This isn't your average online bank account money transfer scheme.
Seven men have been charged for allegedly participating in a huge online money-laundering scam that provided avenues through which drug traffickers, child pornographers and other criminals to transfer money around the world quickly and covertly.
According to the Washington Post, the underground site was run by a Costa Rican company called Liberty Reserve. The network reportedly shuttled more than $6 billion dollars around the world for upwards of a million clients, 200,000 of whom worked out of the United States.
Company founder Arthur Budovsky has been accused of organizing what's being called a "bank of choice," allowing con artists and criminals to participate in one of the biggest money-laundering operations to date.
Liberty Reserve provided open online accounts to anyone, from anywhere in the world, with no information necessary. Users could then deposit or transfer funds to other people who opened accounts with the site.
The system also let money-launderers sell pilfered credit card information to one another, as well as hacker software. Eight con artists working out of New York were charged with stealing almost $45 million from ATMs around the world, using Liberty Reserve to spread out the money.

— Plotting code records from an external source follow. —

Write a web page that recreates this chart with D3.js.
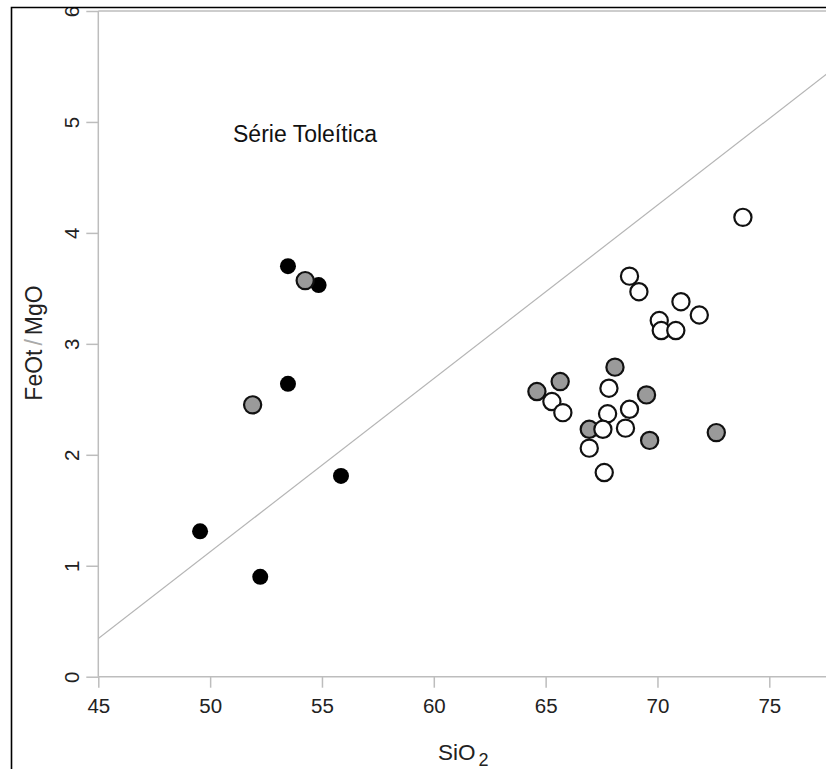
<!DOCTYPE html>
<html>
<head>
<meta charset="utf-8">
<script src="https://cdn.jsdelivr.net/npm/d3@7"></script>
<style>
  html, body { margin: 0; padding: 0; background: #fff; }
  svg { display: block; }
  text { font-family: "Liberation Sans", Arial, sans-serif; }
</style>
</head>
<body>
<svg id="chart" width="826" height="769"></svg>
<script>
// Tick values
const xTicks = [45, 50, 55, 60, 65, 70, 75];
const yTicks = [0, 1, 2, 3, 4, 5, 6];

// Samples: SiO2 (wt%) and FeOt/MgO
const blackSiO2  = [53.48, 54.85, 53.48, 49.55, 52.24, 55.85];
const blackRatio = [3.70, 3.53, 2.64, 1.31, 0.90, 1.81];

const graySiO2  = [54.25, 51.90, 68.10, 65.65, 64.61, 69.51, 66.95, 69.65, 72.63];
const grayRatio = [3.57, 2.45, 2.79, 2.66, 2.57, 2.54, 2.23, 2.13, 2.20];

const openSiO2  = [68.75, 69.17, 71.05, 70.08, 70.17, 70.82, 71.87, 73.82,
                   67.83, 65.28, 65.77, 67.77, 68.75, 67.56, 68.57, 66.95, 67.62];
const openRatio = [3.61, 3.47, 3.38, 3.21, 3.12, 3.12, 3.26, 4.14,
                   2.60, 2.48, 2.38, 2.37, 2.41, 2.23, 2.24, 2.06, 1.84];

// Tholeiitic / calc-alkaline divide: SiO2 = 6.4 * FeOt/MgO + 42.8
const divideSlope = 6.4;
const divideIntercept = 42.8;
const divideSiO2 = [45, 80];

const svg = d3.select("#chart");
const W = 826, H = 769;

const x = d3.scaleLinear().domain([45, 75]).range([98.3, 769.3]);
const y = d3.scaleLinear().domain([0, 6]).range([676.7, 11]);

const axisColor = "#bdbdbd";
const textColor = "#222";
const fontFamily = "'Liberation Sans', Arial, sans-serif";

// Frame clip (everything lives inside the black frame)
const defs = svg.append("defs");
defs.append("clipPath").attr("id", "frame")
  .append("rect").attr("x", 11).attr("y", 7).attr("width", W - 11).attr("height", H - 7);
defs.append("clipPath").attr("id", "plot")
  .append("rect").attr("x", x(45)).attr("y", y(6)).attr("width", W - x(45)).attr("height", y(0) - y(6));

const root = svg.append("g").attr("clip-path", "url(#frame)");

// Axes (R style: outward ticks, grey lines)
const xAxis = d3.axisBottom(x).tickValues(xTicks).tickSize(11).tickPadding(11)
  .tickFormat(d3.format("d"));
const gx = root.append("g").attr("transform", `translate(0,${y(0)})`).call(xAxis);
gx.attr("font-size", null).attr("font-family", null);
gx.select(".domain").remove();
gx.selectAll(".tick line").attr("stroke", axisColor).attr("stroke-width", 1.5);
gx.selectAll(".tick text").attr("fill", textColor)
  .style("font-size", "20.5px").style("font-family", fontFamily);

const yAxis = d3.axisLeft(y).tickValues(yTicks).tickSize(12).tickPadding(0)
  .tickFormat(d3.format("d"));
const gy = root.append("g").attr("transform", `translate(${x(45)},0)`).call(yAxis);
gy.attr("font-size", null).attr("font-family", null);
gy.select(".domain").remove();
gy.selectAll(".tick line").attr("stroke", axisColor).attr("stroke-width", 1.5);
gy.selectAll(".tick text")
  .attr("fill", textColor)
  .style("font-size", "20.5px").style("font-family", fontFamily)
  .attr("x", null).attr("dy", null)
  .attr("text-anchor", "middle")
  .attr("transform", "translate(-19.5,0) rotate(-90)");

// Axis lines and top border
root.append("line").attr("x1", x(45)).attr("x2", W).attr("y1", y(0)).attr("y2", y(0))
  .attr("stroke", axisColor).attr("stroke-width", 1.5);
root.append("line").attr("x1", x(45)).attr("x2", x(45)).attr("y1", y(6)).attr("y2", y(0))
  .attr("stroke", axisColor).attr("stroke-width", 1.5);
root.append("line").attr("x1", x(45)).attr("x2", W).attr("y1", y(6)).attr("y2", y(6))
  .attr("stroke", axisColor).attr("stroke-width", 1.5);

// Divide line
const plot = root.append("g").attr("clip-path", "url(#plot)");
plot.append("path")
  .datum(divideSiO2.map(s => [s, (s - divideIntercept) / divideSlope]))
  .attr("d", d3.line().x(d => x(d[0])).y(d => y(d[1])))
  .attr("fill", "none").attr("stroke", "#b5b5b5").attr("stroke-width", 1.2);

// Points
const pts = (xs, ys) => xs.map((s, i) => ({ s, r: ys[i] }));
const marks = root.append("g");

marks.selectAll("circle.black").data(pts(blackSiO2, blackRatio)).join("circle")
  .attr("class", "black")
  .attr("cx", d => x(d.s)).attr("cy", d => y(d.r)).attr("r", 8)
  .attr("fill", "#000");

marks.selectAll("circle.gray").data(pts(graySiO2, grayRatio)).join("circle")
  .attr("class", "gray")
  .attr("cx", d => x(d.s)).attr("cy", d => y(d.r)).attr("r", 8.6)
  .attr("fill", "#9a9a9a").attr("stroke", "#111").attr("stroke-width", 2.2);

marks.selectAll("circle.open").data(pts(openSiO2, openRatio)).join("circle")
  .attr("class", "open")
  .attr("cx", d => x(d.s)).attr("cy", d => y(d.r)).attr("r", 8.6)
  .attr("fill", "#fff").attr("stroke", "#111").attr("stroke-width", 2.2);

// Annotation
root.append("text").attr("x", 233).attr("y", 142)
  .attr("fill", "#111").style("font-size", "23px")
  .text("Série Toleítica");

// Axis titles
const xt = root.append("text").attr("x", 438).attr("y", 760)
  .attr("fill", textColor).style("font-size", "22.5px");
xt.append("tspan").text("SiO");
xt.append("tspan").attr("dx", 3).attr("dy", 5.5).style("font-size", "18px").text("2");

const yt = root.append("text")
  .attr("transform", `translate(42,${343}) rotate(-90)`)
  .attr("text-anchor", "middle")
  .attr("fill", textColor).style("font-size", "23px");
yt.append("tspan").text("FeOt");
yt.append("tspan").attr("fill", "#aaa").style("font-weight", "300").attr("dx", 4).text("/");
yt.append("tspan").attr("dx", 4).text("MgO");

// Black frame (left and top edges)
svg.append("path")
  .attr("d", `M11.5,${H} L11.5,7.5 L${W},7.5`)
  .attr("fill", "none").attr("stroke", "#000").attr("stroke-width", 1.6);
</script>
</body>
</html>
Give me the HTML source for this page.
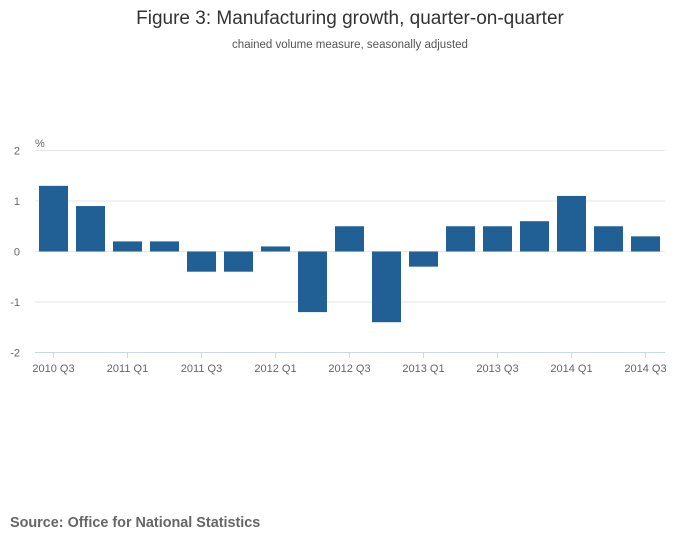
<!DOCTYPE html>
<html><head><meta charset="utf-8"><style>
body{margin:0;background:#fff;font-family:"Liberation Sans",sans-serif;}
</style></head><body>
<svg width="700" height="549" xmlns="http://www.w3.org/2000/svg">
<text x="350" y="24" text-anchor="middle" font-size="19" fill="#333">Figure 3: Manufacturing growth, quarter-on-quarter</text>
<text x="350" y="48" text-anchor="middle" font-size="11.5" fill="#555">chained volume measure, seasonally adjusted</text>
<text x="35" y="147" font-size="11" fill="#666">%</text>
<g id="grid"></g><g id="bars"></g><g id="xaxis"></g>
<text x="10" y="527" font-size="14.4" font-weight="bold" fill="#666">Source: Office for National Statistics</text>
</svg>
<script>
const categories=["2010 Q3","2010 Q4","2011 Q1","2011 Q2","2011 Q3","2011 Q4","2012 Q1","2012 Q2","2012 Q3","2012 Q4","2013 Q1","2013 Q2","2013 Q3","2013 Q4","2014 Q1","2014 Q2","2014 Q3"];
const values=[1.3,0.9,0.2,0.2,-0.4,-0.4,0.1,-1.2,0.5,-1.4,-0.3,0.5,0.5,0.6,1.1,0.5,0.3];
const yTicks=[2,1,0,-1,-2];
const NS="http://www.w3.org/2000/svg";
const left=35,right=664,slot=(right-left)/categories.length,bw=29;
const y=v=>251.5-v*50.5;
const xc=i=>left+slot*(i+0.5);
function mk(t,a,p){const e=document.createElementNS(NS,t);for(const k in a)e.setAttribute(k,a[k]);p.appendChild(e);return e;}
const grid=document.getElementById('grid'),bars=document.getElementById('bars'),xa=document.getElementById('xaxis');
yTicks.forEach(v=>{
 const l=mk('line',{x1:left,x2:right+1,y1:y(v),y2:y(v),stroke:v===-2?'#ccd6eb':'#e6e6e6','stroke-width':1},grid);
 
 
 const t=mk('text',{x:20,y:y(v)+4,'text-anchor':'end','font-size':11,fill:'#666'},grid);
 t.textContent=v;
 
 
});
values.forEach((v,i)=>{
 const r=mk('rect',{x:xc(i)-bw/2,y:Math.min(y(v),y(0)),width:bw,height:Math.abs(y(v)-y(0)),fill:'#206095'},bars);
 
 
});
categories.forEach((c,i)=>{
 if(i%2)return;
 const tk=mk('line',{x1:xc(i),x2:xc(i),y1:352,y2:358,stroke:'#ccd6eb'},xa);
 
 
 const t=mk('text',{x:xc(i),y:372,'text-anchor':'middle','font-size':11,fill:'#666'},xa);
 t.textContent=c;
 
 
});
</script>
</body></html>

The site proves how much and how quickly the world of online finance is evolving-Liberty Reserve was only operated by one firm, which allowed the federal officials to find the site with relative ease. What could happen if new sites opened up that were owned by multiple firms across a few platforms? Such a decentralized network would create serious problems for United States authorities.
According to the federal indictment, the site made quite a dent in the underworld of online money-laundering. "Liberty Reserve has become a financial hub of the cyber-crime world, facilitating a broad range of online criminal activity," it read.
Founder Budovsky has a history of working with con artists. In 2006, he was charged with another money-laundering scam called Gold Age, and was sentenced to five years of probation.
He then moved to Costa Rica, getting rid of his United States citizenship and founding Liberty Reserve.
He was arrested in Spain during the weekend. Liberty Reserve's homepage now bears the message that the site was seized by the government.